Moroccan fashion has always contained an element of art. From simple stitching to intricate embroidery, It is an ancient tradition for Moroccan women to sit in a group around a table and bead elaborate patterns on exquisite fabrics creating their own wardrobes. It is often not only the work of one woman on a hand-beaded dress, but also the work of multiple women.
But Moroccan clothing is more than a functional purpose; it is the handiwork of a proud community of women who revere dressmaking and design as an art inherent unto itself. It becomes an avenue for these Moroccan women to express their artistry, intelligence, and desires.
The Moroccan caftan in particular, has been in fashion for centuries and can be worn by men and women, the variant are the jabador, abaya and takchita . They are hand made using the finest material like satin, silk, metallic threads or velvet. In the 16th century, during the Ottoman Empire sultans and Royalties wore only luxurious caftans and today Royalties, dignitaries, ambassadors around the world, still wear them for for grand Royal occasions and majestic appearances.

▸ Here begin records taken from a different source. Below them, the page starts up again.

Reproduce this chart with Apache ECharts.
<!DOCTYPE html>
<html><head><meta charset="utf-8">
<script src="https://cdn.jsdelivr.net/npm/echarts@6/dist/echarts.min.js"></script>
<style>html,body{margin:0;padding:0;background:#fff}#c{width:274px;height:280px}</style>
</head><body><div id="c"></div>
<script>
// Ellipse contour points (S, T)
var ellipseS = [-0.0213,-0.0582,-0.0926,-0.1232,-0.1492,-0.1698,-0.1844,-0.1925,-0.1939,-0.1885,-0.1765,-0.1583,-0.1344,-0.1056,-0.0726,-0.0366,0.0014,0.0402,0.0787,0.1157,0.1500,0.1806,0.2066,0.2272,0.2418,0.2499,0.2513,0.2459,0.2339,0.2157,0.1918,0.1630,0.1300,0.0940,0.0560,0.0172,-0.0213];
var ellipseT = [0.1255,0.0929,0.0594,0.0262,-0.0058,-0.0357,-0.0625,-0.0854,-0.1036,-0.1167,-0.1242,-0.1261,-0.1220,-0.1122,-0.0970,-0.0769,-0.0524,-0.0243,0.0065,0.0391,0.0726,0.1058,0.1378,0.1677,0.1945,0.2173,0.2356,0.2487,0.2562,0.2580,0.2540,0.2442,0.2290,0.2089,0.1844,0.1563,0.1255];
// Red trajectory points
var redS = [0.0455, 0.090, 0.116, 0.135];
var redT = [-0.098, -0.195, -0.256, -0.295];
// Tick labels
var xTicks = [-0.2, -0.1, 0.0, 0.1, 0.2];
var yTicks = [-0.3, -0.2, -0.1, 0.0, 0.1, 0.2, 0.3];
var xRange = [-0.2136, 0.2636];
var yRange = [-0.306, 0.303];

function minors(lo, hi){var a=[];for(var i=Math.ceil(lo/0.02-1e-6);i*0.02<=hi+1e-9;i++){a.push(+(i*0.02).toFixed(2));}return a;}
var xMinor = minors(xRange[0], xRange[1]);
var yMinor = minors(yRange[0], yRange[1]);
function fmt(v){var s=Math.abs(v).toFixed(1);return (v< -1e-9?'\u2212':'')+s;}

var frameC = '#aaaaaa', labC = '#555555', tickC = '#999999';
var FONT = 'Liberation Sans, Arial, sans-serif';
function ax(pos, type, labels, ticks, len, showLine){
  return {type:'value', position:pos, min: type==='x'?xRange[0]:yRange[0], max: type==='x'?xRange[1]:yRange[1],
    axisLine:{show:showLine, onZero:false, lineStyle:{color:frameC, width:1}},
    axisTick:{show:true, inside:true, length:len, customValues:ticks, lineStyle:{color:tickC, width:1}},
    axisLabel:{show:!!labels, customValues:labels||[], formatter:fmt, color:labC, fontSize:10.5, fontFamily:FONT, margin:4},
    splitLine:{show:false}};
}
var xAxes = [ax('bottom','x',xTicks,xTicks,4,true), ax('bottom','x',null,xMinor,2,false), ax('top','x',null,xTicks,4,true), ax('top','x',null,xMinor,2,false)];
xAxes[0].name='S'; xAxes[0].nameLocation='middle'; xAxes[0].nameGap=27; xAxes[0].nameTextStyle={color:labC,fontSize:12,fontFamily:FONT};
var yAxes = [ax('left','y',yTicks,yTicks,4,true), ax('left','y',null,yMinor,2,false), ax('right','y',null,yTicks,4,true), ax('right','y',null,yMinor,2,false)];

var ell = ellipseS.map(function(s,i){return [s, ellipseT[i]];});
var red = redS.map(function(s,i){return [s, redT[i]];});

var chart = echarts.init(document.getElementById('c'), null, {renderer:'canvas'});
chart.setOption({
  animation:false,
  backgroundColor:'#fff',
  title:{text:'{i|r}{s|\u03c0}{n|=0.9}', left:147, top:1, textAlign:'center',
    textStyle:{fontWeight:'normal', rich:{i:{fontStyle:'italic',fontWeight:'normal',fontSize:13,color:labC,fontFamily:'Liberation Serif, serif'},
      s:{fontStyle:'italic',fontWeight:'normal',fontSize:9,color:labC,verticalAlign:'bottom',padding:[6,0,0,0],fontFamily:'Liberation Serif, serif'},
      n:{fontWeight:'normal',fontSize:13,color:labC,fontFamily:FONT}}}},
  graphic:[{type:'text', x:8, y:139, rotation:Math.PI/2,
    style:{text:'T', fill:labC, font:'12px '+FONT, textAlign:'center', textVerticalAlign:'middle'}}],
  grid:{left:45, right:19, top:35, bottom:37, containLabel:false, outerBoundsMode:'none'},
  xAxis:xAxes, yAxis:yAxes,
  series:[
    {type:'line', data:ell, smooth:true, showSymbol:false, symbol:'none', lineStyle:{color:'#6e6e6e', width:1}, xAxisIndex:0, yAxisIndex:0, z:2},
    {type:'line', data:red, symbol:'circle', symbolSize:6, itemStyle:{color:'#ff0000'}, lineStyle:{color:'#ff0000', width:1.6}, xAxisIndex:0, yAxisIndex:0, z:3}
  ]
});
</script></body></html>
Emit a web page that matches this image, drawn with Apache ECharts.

It is only after the 1960 that the kaftan made it to the west when they appeared in Vogue and Harper Bazaar. It was Yves St Laurent that got influences by their glorious beauty and fine craftsmanship when in Morocco, and started the fashion when he created his own line of divine Moroccan caftans.
Today Moroccan caftans become an everyday attire to wear around the home, or lounging near the pool or at the beach, this Bohemian, ethnic look become famous from the sixties by Talitha Getty and is still in fashion today.